Advent IV: A New Hope



The Rev. Jeremiah Williamson
Luke 1:39-55

Advent IV: A New Hope

A long time ago, in a hinterland far, far away...

It is the period of their engagement. A young girl betrothed to a man named Joseph he a descendant of Israel's greatest king. But that matters little now. His people, her people, are once again an occupied people, struggling to follow the God of their forebears in the days of the Empire, Rome.

Their story matters to us now.  But not then, not there, not in the Empire.  This couple, they were not wealthy.  They were not powerful.  They were not important.  She was an unmarried, pregnant teen. He worked with his hands, a common laborer. They were nobodys, lost in a vast Empire that, at that time, spread from northern Africa all the way to the British Isles, spread beyond even the reaches of their imaginations.

They were unknowns certainly unknown to those who mattered, obviously unknown to the Emperor; and yet, the most amazing thing: they were known to God.  And it was more than just a platitude, more than a theological conjecture; one of God's messengers actually appeared, appeared to the girl. And spoke to her an unbelievable message a message that would change everything, a message that had to be shared: in her young body she now carried the world's only hope.

Young Mary races to the home of Elizabeth, a member of her own tribe.  According to the messenger, Elizabeth is something of a co-conspirator. Like Mary, Elizabeth has been recruited to play a significant role in God's mysterious plot, a plot long foretold by seers of old, and now unfolding in their own time.  The Great Prophet and the Savior were coming into the world of mortals and they would enter by the most unlikely of means: one through a barren womb and one through a virgin womb.  

Although God had many times before liberated them from powerful Empires, there always seemd to be another around the corner.  The darkness always seemed to be gathering.  But while it was a dark time for God's people, there was still a spark of light and where there is light there is still a chance, still hope.  So in the dark they cried and prayed and waited, waited for the light to overcome the darkness and save them, to save them completely and totally. And now this message...

Before he left Mary, the messenger said something very important. He said,
Nothing is impossible with God.  His last words.  The last words young Mary heard before she started running, to the hill country, to Elizabeth's home.  Nothing is impossible with God.

Now little does Mary know that the darkness will conspire against the fruit of her womb. Powerful people will hunt him like an animal prey in a world of predators.  Kings will slaughter innocent children to stop the tiny savior growing in her body.  The light inside of her will clash with the darkness, setting off violent reactions and bitter hostility.  There will be days in which her heart will be pierced by the sorrow of it all, crushed by the weight.  But for now, today, it is joy. 

Elizabeth and Mary: caught in a moment, in that perfect moment when the impossible becomes reality.  The words of the prophets were being fulfilled.  The hope of the ages was coming true.  After all of the crying and prayers and waiting, salvation was happening and they could feel it, stretching their olive skin.   
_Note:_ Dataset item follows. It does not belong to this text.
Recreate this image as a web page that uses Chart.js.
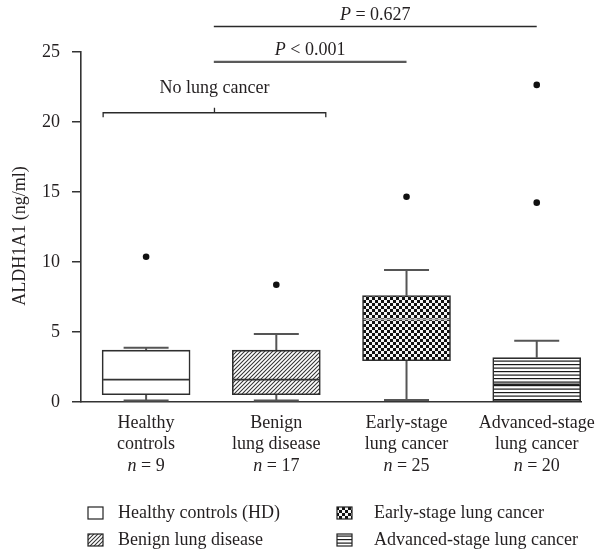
<!DOCTYPE html>
<html>
<head>
<meta charset="utf-8">
<script src="https://cdn.jsdelivr.net/npm/chart.js@4.4.1/dist/chart.umd.min.js"></script>
<style>
  html, body { margin: 0; padding: 0; background: #fff; overflow: hidden; }
  #wrap { width: 597px; height: 553px; }
</style>
</head>
<body>
<div id="wrap"><canvas id="c" width="597" height="553"></canvas></div>
<script>
// ---- data ----
const groupLines = [['Healthy', 'controls'], ['Benign', 'lung disease'], ['Early-stage', 'lung cancer'], ['Advanced-stage', 'lung cancer']];
const groupN = [9, 17, 25, 20];
const legendNames = ['Healthy controls (HD)', 'Benign lung disease', 'Early-stage lung cancer', 'Advanced-stage lung cancer'];
const whiskerLow = [0.1, 0.1, 0.14, 0.03];
const q1 = [0.52, 0.52, 2.95, 0.03];
const median = [1.6, 1.6, 5.9, 1.26];
const q3 = [3.7, 3.7, 7.6, 3.17];
const whiskerHigh = [3.88, 4.86, 9.43, 4.38];
const outliers = [[10.38], [8.38], [14.66], [14.24, 22.65]];
const yTicks = [0, 5, 10, 15, 20, 25];
const yTitle = 'ALDH1A1 (ng/ml)';
const groupLabel = 'No lung cancer';
const pLabels = ['= 0.627', '< 0.001'];

const FONT = '"Liberation Serif", "Times New Roman", serif';
const INK = '#231f20';

// ---- fill patterns ----
function makePattern(size, draw) {
  const c = document.createElement('canvas');
  c.width = size; c.height = size;
  const g = c.getContext('2d');
  draw(g, size);
  return g.createPattern(c, 'repeat');
}
const patEmpty = '#ffffff';
const patHatch = makePattern(4, (g, s) => {
  g.fillStyle = '#fff'; g.fillRect(0, 0, s, s);
  g.strokeStyle = '#333'; g.lineWidth = 1.05;
  g.beginPath();
  g.moveTo(-1, s + 1); g.lineTo(s + 1, -1);
  g.moveTo(-1, 1); g.lineTo(1, -1);
  g.moveTo(s - 1, s + 1); g.lineTo(s + 1, s - 1);
  g.stroke();
});
const patChecker = makePattern(6, (g, s) => {
  g.fillStyle = '#111'; g.fillRect(0, 0, s, s);
  g.fillStyle = '#f4f4f4';
  g.fillRect(0, 0, 3, 3); g.fillRect(3, 3, 3, 3);
});
const patStripes = makePattern(7, (g, s) => {
  g.fillStyle = '#fff'; g.fillRect(0, 0, s, s);
  g.fillStyle = '#1a1a1a';
  g.fillRect(0, 0, s, 1.2); g.fillRect(0, 3.5, s, 1.2);
});
const fills = [patEmpty, patHatch, patChecker, patStripes];
const medianColors = ['#333', '#333', '#a8a8a8', '#222'];

// ---- extra drawing: whiskers, medians, labels, annotations, legend ----
const CAP_HALF = 22.5;
function line(ctx, x1, y1, x2, y2) {
  ctx.beginPath(); ctx.moveTo(x1, y1); ctx.lineTo(x2, y2); ctx.stroke();
}
function mixedText(ctx, italicPart, rest, cx, cy) {
  ctx.font = 'italic 18px ' + FONT;
  const w1 = ctx.measureText(italicPart).width;
  ctx.font = '18px ' + FONT;
  const w2 = ctx.measureText(rest).width;
  const x0 = cx - (w1 + w2) / 2;
  ctx.textAlign = 'left'; ctx.textBaseline = 'middle';
  ctx.font = 'italic 18px ' + FONT;
  ctx.fillText(italicPart, x0, cy);
  ctx.font = '18px ' + FONT;
  ctx.fillText(rest, x0 + w1, cy);
}

const boxParts = {
  id: 'boxParts',
  beforeDatasetsDraw(chart) {
    const { ctx, scales: { x, y } } = chart;
    ctx.save();
    ctx.strokeStyle = '#555'; ctx.lineWidth = 2;
    for (let i = 0; i < q1.length; i++) {
      const cx = x.getPixelForValue(i + 1);
      const yh = y.getPixelForValue(whiskerHigh[i]);
      line(ctx, cx, y.getPixelForValue(q3[i]), cx, yh);
      line(ctx, cx - CAP_HALF, yh, cx + CAP_HALF, yh);
      if (whiskerLow[i] < q1[i]) {
        const yl = y.getPixelForValue(whiskerLow[i]);
        line(ctx, cx, y.getPixelForValue(q1[i]), cx, yl);
        line(ctx, cx - CAP_HALF, yl, cx + CAP_HALF, yl);
      }
    }
    ctx.restore();
  },
  afterDatasetsDraw(chart) {
    const { ctx, scales: { y } } = chart;
    const meta = chart.getDatasetMeta(0);
    ctx.save();
    ctx.lineWidth = 1.6;
    for (let i = 0; i < median.length; i++) {
      const bar = meta.data[i];
      const ym = y.getPixelForValue(median[i]);
      ctx.strokeStyle = medianColors[i];
      line(ctx, bar.x - bar.width / 2 + 1, ym, bar.x + bar.width / 2 - 1, ym);
    }
    ctx.restore();
  },
  afterDraw(chart) {
    const { ctx, scales: { x, y } } = chart;
    ctx.save();
    ctx.fillStyle = INK;

    // category labels under the axis
    for (let i = 0; i < groupLines.length; i++) {
      const cx = x.getPixelForValue(i + 1);
      ctx.font = '18px ' + FONT;
      ctx.textAlign = 'center'; ctx.textBaseline = 'middle';
      ctx.fillText(groupLines[i][0], cx, 423);
      ctx.fillText(groupLines[i][1], cx, 444);
      mixedText(ctx, 'n', ' = ' + groupN[i], cx, 466);
    }

    // y title
    ctx.save();
    ctx.translate(20, 236);
    ctx.rotate(-Math.PI / 2);
    ctx.font = '18px ' + FONT;
    ctx.textAlign = 'center'; ctx.textBaseline = 'middle';
    ctx.fillText(yTitle, 0, 0);
    ctx.restore();

    // significance bars
    const bars = [
      { from: 1.52, to: 4.0, at: 26.82, color: '#2a2a2a', w: 1.5, text: pLabels[0] },
      { from: 1.52, to: 3.0, at: 24.29, color: '#5a5a5a', w: 2.2, text: pLabels[1] }
    ];
    bars.forEach(b => {
      const x1 = x.getPixelForValue(b.from), x2 = x.getPixelForValue(b.to);
      const yy = y.getPixelForValue(b.at);
      ctx.strokeStyle = b.color; ctx.lineWidth = b.w;
      line(ctx, x1, yy, x2, yy);
      ctx.fillStyle = INK;
      mixedText(ctx, 'P', ' ' + b.text, (x1 + x2) / 2, yy - 11.5);
    });

    // bracket grouping the two non-cancer groups
    const bx1 = x.getPixelForValue(0.67), bx2 = x.getPixelForValue(2.38);
    const by = y.getPixelForValue(20.66);
    const bc = (bx1 + bx2) / 2;
    ctx.strokeStyle = '#2a2a2a'; ctx.lineWidth = 1.3;
    ctx.beginPath();
    ctx.moveTo(bx1, by + 4.5); ctx.lineTo(bx1, by); ctx.lineTo(bx2, by); ctx.lineTo(bx2, by + 4.5);
    ctx.moveTo(bc, by); ctx.lineTo(bc, by - 5);
    ctx.stroke();
    ctx.font = '18px ' + FONT;
    ctx.textAlign = 'center'; ctx.textBaseline = 'middle';
    ctx.fillText(groupLabel, bc, by - 24.5);

    // legend, two columns
    const cols = [{ sw: 88, tx: 118 }, { sw: 337, tx: 374 }];
    const rows = [513, 540];
    const order = [[0, 0, 0], [1, 0, 1], [2, 1, 0], [3, 1, 1]];
    order.forEach(([k, c, r]) => {
      const sx = cols[c].sw, sy = rows[r] - 6;
      ctx.fillStyle = fills[k];
      ctx.fillRect(sx, sy, 15, 12);
      ctx.strokeStyle = '#222'; ctx.lineWidth = 1.2;
      ctx.strokeRect(sx, sy, 15, 12);
      ctx.fillStyle = INK;
      ctx.font = '18px ' + FONT;
      ctx.textAlign = 'left'; ctx.textBaseline = 'middle';
      ctx.fillText(legendNames[k], cols[c].tx, rows[r]);
    });
    ctx.restore();
  }
};

// ---- chart ----
const boxData = q1.map((v, i) => ({ x: i + 1, y: [v, q3[i]] }));
const outlierData = [];
outliers.forEach((list, i) => list.forEach(v => outlierData.push({ x: i + 1, y: v })));

new Chart(document.getElementById('c'), {
  type: 'bar',
  data: {
    datasets: [
      {
        type: 'bar',
        data: boxData,
        backgroundColor: fills,
        borderColor: '#2e2e2e',
        borderWidth: 1.6,
        borderSkipped: false,
        barThickness: 88,
        order: 2
      },
      {
        type: 'scatter',
        data: outlierData,
        backgroundColor: '#111',
        borderColor: '#111',
        pointRadius: 3.3,
        borderWidth: 0,
        order: 1
      }
    ]
  },
  options: {
    responsive: false,
    animation: false,
    devicePixelRatio: 1,
    layout: { padding: { top: 52, right: 16, left: 0, bottom: 0 } },
    plugins: { legend: { display: false }, tooltip: { enabled: false } },
    scales: {
      x: {
        type: 'linear',
        min: 0.5,
        max: 4.34,
        offset: false,
        ticks: { display: false },
        grid: { display: false },
        border: { display: true, color: '#333', width: 1.6 },
        afterFit(s) { s.height = 151; }
      },
      y: {
        min: 0,
        max: 25,
        afterBuildTicks(s) { s.ticks = yTicks.map(v => ({ value: v })); },
        ticks: { font: { family: FONT, size: 18 }, color: INK, padding: 12 },
        grid: { drawOnChartArea: false, drawTicks: true, tickLength: 9, color: '#333', lineWidth: 1.5 },
        border: { display: true, color: '#333', width: 1.6 },
        afterFit(s) { s.width = 81; }
      }
    }
  },
  plugins: [boxParts]
});
</script>
</body>
</html>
Through her, from her, the savior was coming.  They were the beginning of the resistance.  Somehow that little baby growing in her teenage womb means the proud will be scattered and the powerful will fall from their thrones.  This little one means the lowly will be lifted up and the hungry filled with good things.  This baby was more powerful than the Emperor; his kingdom will have no end.  The violent world of the Empire would fall beneath the power of his love.  He was God's impossible dream come true. 

Her people had cried and prayed and waited.  And now God was acting.  The plot was unfolding, with each tiny limb stretching and pushing against her insides.  Salvation would enter this darkness through her birth canal.  The light would finally shine; the light would finally win.  The promise God made to the children of Abraham was coming true.  And it was in her: God's Savior, a new hope.